To combine them, we need a single Staff that has both of the voices in it. So we use the following \score
block:
\score {
\new Staff <<
\clef "treble_8"
\new Voice \melody
\new Voice \bass
>>
\layout{}
\midi{}
}
The \score
block just contains whatever you want to output. We specify that we need one staff with the clef "treble_8" (the guitar is written in the treble clef, but it actually sounds an octave lower than what is written (that's the "_8" part)) and two voices, one containing \melody
and the other \bass
. The <<
and >>
just say that you are going to put multiple things (in this case voices) into the staff (or anything else). After that, we just need to put in a \layout{}
(which tells Lilypond to output to PDF, with default settings) and \midi{}
(which activates the MIDI output, with default settings). If you had any special settings for them, you could set them inside those empty braces.

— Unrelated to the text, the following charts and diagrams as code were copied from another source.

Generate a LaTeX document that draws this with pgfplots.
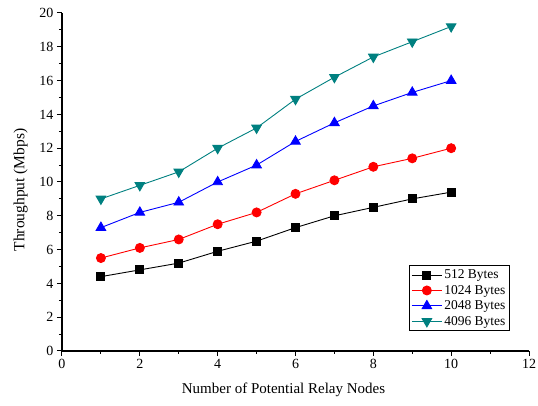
\documentclass[border=0pt]{standalone}
\usepackage{pgfplots}
\pgfplotsset{compat=1.18}
\usepackage{fontspec}
\setmainfont{Liberation Serif}
\definecolor{tealc}{RGB}{0,128,128}
\begin{document}
\begin{tikzpicture}[x=1pt,y=1pt]
\useasboundingbox (-62,-55) rectangle (476,351);
\begin{axis}[
  at={(0,0)}, anchor=south west,
  scale only axis, width=467pt, height=338pt,
  xmin=0, xmax=12, ymin=0, ymax=20,
  axis lines*=left,
  axis line style={line width=1.2pt},
  xtick={0,2,...,12}, ytick={0,2,...,20},
  minor xtick={1,3,...,11}, minor ytick={1,3,...,19},
  tick align=outside,
  major tick length=5pt, minor tick length=3pt,
  every tick/.style={black, line width=1pt},
  /pgf/number format/assume math mode=true,
  ticklabel style={font=\fontsize{14}{14}\selectfont},
  xlabel={Number of Potential Relay Nodes},
  ylabel={Throughput (Mbps)},
  xlabel style={font=\fontsize{15}{15}\selectfont, yshift=-7pt, xshift=-12pt},
  ylabel style={font=\fontsize{15.5}{15.5}\selectfont, yshift=5pt, xshift=-8pt},
  legend style={at={(0.959,0.059)}, anchor=south east, draw=black, line width=0.8pt,
    font=\fontsize{13.5}{13.5}\selectfont, row sep=1pt, inner sep=2pt},
  legend cell align=left,
  legend image code/.code={\draw[#1] (0pt,0pt) -- (30pt,0pt); \draw[#1] plot coordinates {(15pt,0pt)};},
  every axis plot/.append style={line width=0.9pt},
]
\addplot[black, mark=square*, mark size=4pt, mark options={solid}] coordinates {
(1,4.4)(2,4.8)(3,5.2)(4,5.9)(5,6.5)(6,7.3)(7,8.0)(8,8.5)(9,9.0)(10,9.4)};
\addplot[red, mark=*, mark size=4.5pt] coordinates {
(1,5.5)(2,6.1)(3,6.6)(4,7.5)(5,8.2)(6,9.3)(7,10.1)(8,10.9)(9,11.4)(10,12.0)};
\addplot[blue, mark=triangle*, mark size=5.5pt] coordinates {
(1,7.3)(2,8.2)(3,8.8)(4,10.0)(5,11.0)(6,12.4)(7,13.5)(8,14.5)(9,15.3)(10,16.0)};
\addplot[tealc, mark=triangle*, mark size=5.5pt, mark options={rotate=180}] coordinates {
(1,9.0)(2,9.8)(3,10.6)(4,12.0)(5,13.2)(6,14.9)(7,16.2)(8,17.4)(9,18.3)(10,19.2)};
\legend{512 Bytes, 1024 Bytes, 2048 Bytes, 4096 Bytes}
\end{axis}
\end{tikzpicture}
\end{document}
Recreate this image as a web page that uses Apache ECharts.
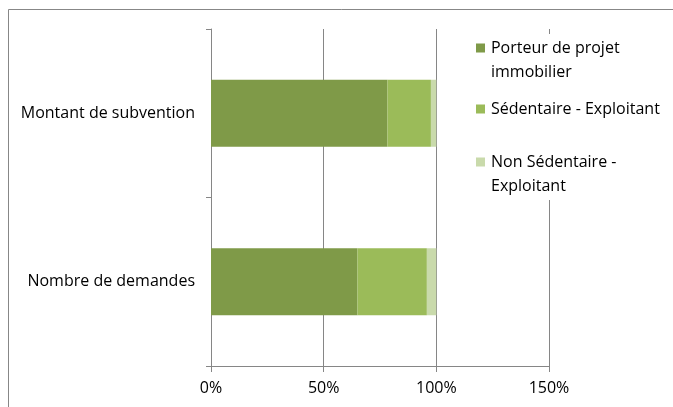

By the way, for this example, the structure I gave is an overkill since this one line: << { \clef "G_8" c'4. g4 c'4. } \\ { c4 e c e } >>
does just the same thing. However, this quietly sets a lot of things to default values (so if you want to change anything, you would still need to introduce parts of the bigger structure), and it just doesn't scale (typesetting more than 5 bars of music like this is going to be a huge pain). So I would recommend to go with the explicit structure from the start.